▶ Written instruction: Each line of the material must be repeated precisely, with the pictures left out.

▶ Data section:
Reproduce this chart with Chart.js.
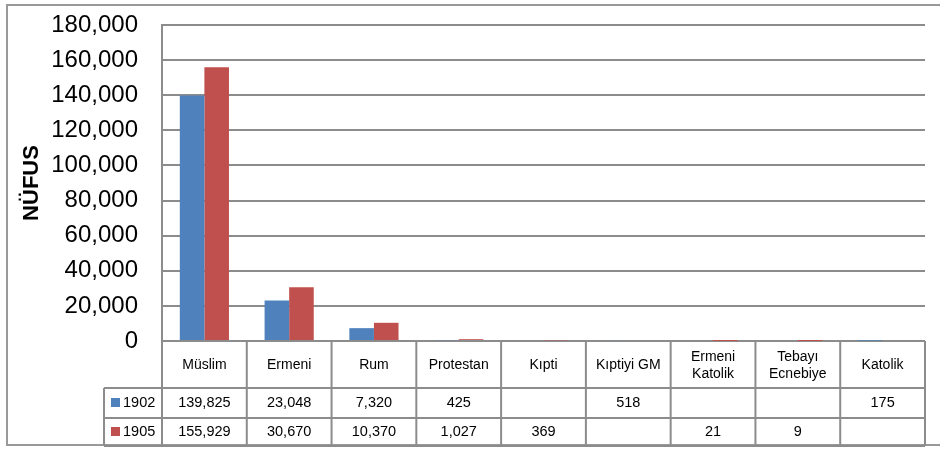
<!DOCTYPE html>
<html>
<head>
<meta charset="utf-8">
<script src="https://cdn.jsdelivr.net/npm/chart.js@4/dist/chart.umd.min.js"></script>
<style>
  html, body { margin: 0; padding: 0; background: #fff; }
  #wrap { width: 940px; height: 449px; position: relative; }
</style>
</head>
<body>
<div id="wrap"><canvas id="myChart" width="940" height="449"></canvas></div>
<script>
const categories = [
  ['Müslim'], ['Ermeni'], ['Rum'], ['Protestan'], ['Kıpti'],
  ['Kıptiyi GM'], ['Ermeni', 'Katolik'], ['Tebayı', 'Ecnebiye'], ['Katolik']
];
const seriesNames = ['1902', '1905'];
const values1902 = [139825, 23048, 7320, 425, null, 518, null, null, 175];
const values1905 = [155929, 30670, 10370, 1027, 369, null, 21, 9, null];
const yTicks = [0, 20000, 40000, 60000, 80000, 100000, 120000, 140000, 160000, 180000];

const colors = ['#4F81BD', '#C0504D'];
const lineGray = '#8c8c8c';
const fontFamily = '"Liberation Sans", Arial, sans-serif';

function fmt(v) {
  return v.toLocaleString('en-US');
}

// outer frame around the whole chart (right side runs off the picture)
const framePlugin = {
  id: 'frame',
  beforeDraw(chart) {
    const ctx = chart.ctx;
    ctx.save();
    ctx.fillStyle = '#fff';
    ctx.fillRect(0, 0, chart.width, chart.height);
    ctx.strokeStyle = '#999';
    ctx.lineWidth = 2;
    ctx.strokeRect(7, 5, chart.width, chart.height - 9);
    ctx.restore();
  }
};

// data table under the plot, columns follow the x scale
const tablePlugin = {
  id: 'dataTable',
  afterDraw(chart) {
    const ctx = chart.ctx;
    const area = chart.chartArea;
    const xs = chart.scales.x;
    const n = categories.length;
    const colW = (area.right - area.left) / n;
    const top = area.bottom;
    const headBottom = top + 47;
    const row1Bottom = headBottom + 30;
    const bottom = chart.height - 3;
    const legLeft = area.left - 58;

    ctx.save();
    ctx.strokeStyle = lineGray;
    ctx.lineWidth = 2;
    ctx.beginPath();
    for (let i = 0; i <= n; i++) {
      const x = area.left + i * colW;
      ctx.moveTo(x, top);
      ctx.lineTo(x, bottom);
    }
    ctx.moveTo(legLeft, headBottom);
    ctx.lineTo(area.right, headBottom);
    ctx.moveTo(legLeft, row1Bottom);
    ctx.lineTo(area.right, row1Bottom);
    ctx.moveTo(legLeft, bottom);
    ctx.lineTo(area.right, bottom);
    ctx.moveTo(legLeft, headBottom);
    ctx.lineTo(legLeft, bottom);
    ctx.stroke();

    ctx.fillStyle = '#000';
    ctx.textAlign = 'center';
    ctx.textBaseline = 'middle';
    ctx.font = '14px ' + fontFamily;
    const headMid = (top + headBottom) / 2;
    categories.forEach(function(lines, i) {
      const cx = xs.getPixelForValue(i);
      const lh = 17;
      lines.forEach(function(line, j) {
        const y = headMid + (j - (lines.length - 1) / 2) * lh + 1;
        ctx.fillText(line, cx, y);
      });
    });

    const rows = [
      { data: values1902, y: (headBottom + row1Bottom) / 2 },
      { data: values1905, y: (row1Bottom + bottom) / 2 }
    ];
    ctx.font = '14.5px ' + fontFamily;
    rows.forEach(function(row, r) {
      row.data.forEach(function(v, i) {
        if (v === null) return;
        ctx.fillText(fmt(v), xs.getPixelForValue(i), row.y);
      });
      ctx.fillStyle = colors[r];
      ctx.fillRect(legLeft + 7, row.y - 5, 9, 9);
      ctx.fillStyle = '#000';
      ctx.textAlign = 'left';
      ctx.fillText(seriesNames[r], legLeft + 19, row.y);
      ctx.textAlign = 'center';
    });
    ctx.restore();
  }
};

const ctx = document.getElementById('myChart').getContext('2d');
const chart = new Chart(ctx, {
  type: 'bar',
  data: {
    labels: categories,
    datasets: [
      { label: seriesNames[0], data: values1902, backgroundColor: colors[0] },
      { label: seriesNames[1], data: values1905, backgroundColor: colors[1] }
    ]
  },
  options: {
    responsive: false,
    animation: false,
    layout: { padding: { left: 0, top: 25, right: 15, bottom: 0 } },
    datasets: {
      bar: { categoryPercentage: 0.58, barPercentage: 1 }
    },
    plugins: {
      legend: { display: false },
      tooltip: { enabled: false }
    },
    scales: {
      x: {
        grid: { display: false },
        border: { display: false },
        ticks: { display: false },
        afterFit: function(scale) { scale.height = 108; }
      },
      y: {
        min: 0,
        max: 180000,
        afterBuildTicks: function(scale) {
          scale.ticks = yTicks.map(function(v) { return { value: v }; });
        },
        grid: { color: lineGray, lineWidth: 2, drawTicks: false },
        border: { color: lineGray, width: 2 },
        ticks: {
          color: '#000',
          padding: 24,
          font: { size: 24, family: fontFamily },
          callback: function(v) { return fmt(v); }
        },
        title: {
          display: true,
          text: 'NÜFUS',
          color: '#000',
          font: { size: 22, weight: 'bold', family: fontFamily },
          padding: { top: 19, bottom: 0 }
        },
        afterFit: function(scale) {
          scale.width = 162;
          scale.paddingTop = 0;
          scale.paddingBottom = 0;
        }
      }
    }
  },
  plugins: [framePlugin, tablePlugin]
});
</script>
</body>
</html>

▶ Final answer:
Reproduce this chart with Chart.js.
<!DOCTYPE html>
<html>
<head>
<meta charset="utf-8">
<script src="https://cdn.jsdelivr.net/npm/chart.js@4/dist/chart.umd.min.js"></script>
<style>
  html, body { margin: 0; padding: 0; background: #fff; }
  #wrap { width: 940px; height: 449px; position: relative; }
</style>
</head>
<body>
<div id="wrap"><canvas id="myChart" width="940" height="449"></canvas></div>
<script>
const categories = [
  ['Müslim'], ['Ermeni'], ['Rum'], ['Protestan'], ['Kıpti'],
  ['Kıptiyi GM'], ['Ermeni', 'Katolik'], ['Tebayı', 'Ecnebiye'], ['Katolik']
];
const seriesNames = ['1902', '1905'];
const values1902 = [139825, 23048, 7320, 425, null, 518, null, null, 175];
const values1905 = [155929, 30670, 10370, 1027, 369, null, 21, 9, null];
const yTicks = [0, 20000, 40000, 60000, 80000, 100000, 120000, 140000, 160000, 180000];

const colors = ['#4F81BD', '#C0504D'];
const lineGray = '#8c8c8c';
const fontFamily = '"Liberation Sans", Arial, sans-serif';

function fmt(v) {
  return v.toLocaleString('en-US');
}

// outer frame around the whole chart (right side runs off the picture)
const framePlugin = {
  id: 'frame',
  beforeDraw(chart) {
    const ctx = chart.ctx;
    ctx.save();
    ctx.fillStyle = '#fff';
    ctx.fillRect(0, 0, chart.width, chart.height);
    ctx.strokeStyle = '#999';
    ctx.lineWidth = 2;
    ctx.strokeRect(7, 5, chart.width, chart.height - 9);
    ctx.restore();
  }
};

// data table under the plot, columns follow the x scale
const tablePlugin = {
  id: 'dataTable',
  afterDraw(chart) {
    const ctx = chart.ctx;
    const area = chart.chartArea;
    const xs = chart.scales.x;
    const n = categories.length;
    const colW = (area.right - area.left) / n;
    const top = area.bottom;
    const headBottom = top + 47;
    const row1Bottom = headBottom + 30;
    const bottom = chart.height - 3;
    const legLeft = area.left - 58;

    ctx.save();
    ctx.strokeStyle = lineGray;
    ctx.lineWidth = 2;
    ctx.beginPath();
    for (let i = 0; i <= n; i++) {
      const x = area.left + i * colW;
      ctx.moveTo(x, top);
      ctx.lineTo(x, bottom);
    }
    ctx.moveTo(legLeft, headBottom);
    ctx.lineTo(area.right, headBottom);
    ctx.moveTo(legLeft, row1Bottom);
    ctx.lineTo(area.right, row1Bottom);
    ctx.moveTo(legLeft, bottom);
    ctx.lineTo(area.right, bottom);
    ctx.moveTo(legLeft, headBottom);
    ctx.lineTo(legLeft, bottom);
    ctx.stroke();

    ctx.fillStyle = '#000';
    ctx.textAlign = 'center';
    ctx.textBaseline = 'middle';
    ctx.font = '14px ' + fontFamily;
    const headMid = (top + headBottom) / 2;
    categories.forEach(function(lines, i) {
      const cx = xs.getPixelForValue(i);
      const lh = 17;
      lines.forEach(function(line, j) {
        const y = headMid + (j - (lines.length - 1) / 2) * lh + 1;
        ctx.fillText(line, cx, y);
      });
    });

    const rows = [
      { data: values1902, y: (headBottom + row1Bottom) / 2 },
      { data: values1905, y: (row1Bottom + bottom) / 2 }
    ];
    ctx.font = '14.5px ' + fontFamily;
    rows.forEach(function(row, r) {
      row.data.forEach(function(v, i) {
        if (v === null) return;
        ctx.fillText(fmt(v), xs.getPixelForValue(i), row.y);
      });
      ctx.fillStyle = colors[r];
      ctx.fillRect(legLeft + 7, row.y - 5, 9, 9);
      ctx.fillStyle = '#000';
      ctx.textAlign = 'left';
      ctx.fillText(seriesNames[r], legLeft + 19, row.y);
      ctx.textAlign = 'center';
    });
    ctx.restore();
  }
};

const ctx = document.getElementById('myChart').getContext('2d');
const chart = new Chart(ctx, {
  type: 'bar',
  data: {
    labels: categories,
    datasets: [
      { label: seriesNames[0], data: values1902, backgroundColor: colors[0] },
      { label: seriesNames[1], data: values1905, backgroundColor: colors[1] }
    ]
  },
  options: {
    responsive: false,
    animation: false,
    layout: { padding: { left: 0, top: 25, right: 15, bottom: 0 } },
    datasets: {
      bar: { categoryPercentage: 0.58, barPercentage: 1 }
    },
    plugins: {
      legend: { display: false },
      tooltip: { enabled: false }
    },
    scales: {
      x: {
        grid: { display: false },
        border: { display: false },
        ticks: { display: false },
        afterFit: function(scale) { scale.height = 108; }
      },
      y: {
        min: 0,
        max: 180000,
        afterBuildTicks: function(scale) {
          scale.ticks = yTicks.map(function(v) { return { value: v }; });
        },
        grid: { color: lineGray, lineWidth: 2, drawTicks: false },
        border: { color: lineGray, width: 2 },
        ticks: {
          color: '#000',
          padding: 24,
          font: { size: 24, family: fontFamily },
          callback: function(v) { return fmt(v); }
        },
        title: {
          display: true,
          text: 'NÜFUS',
          color: '#000',
          font: { size: 22, weight: 'bold', family: fontFamily },
          padding: { top: 19, bottom: 0 }
        },
        afterFit: function(scale) {
          scale.width = 162;
          scale.paddingTop = 0;
          scale.paddingBottom = 0;
        }
      }
    }
  },
  plugins: [framePlugin, tablePlugin]
});
</script>
</body>
</html>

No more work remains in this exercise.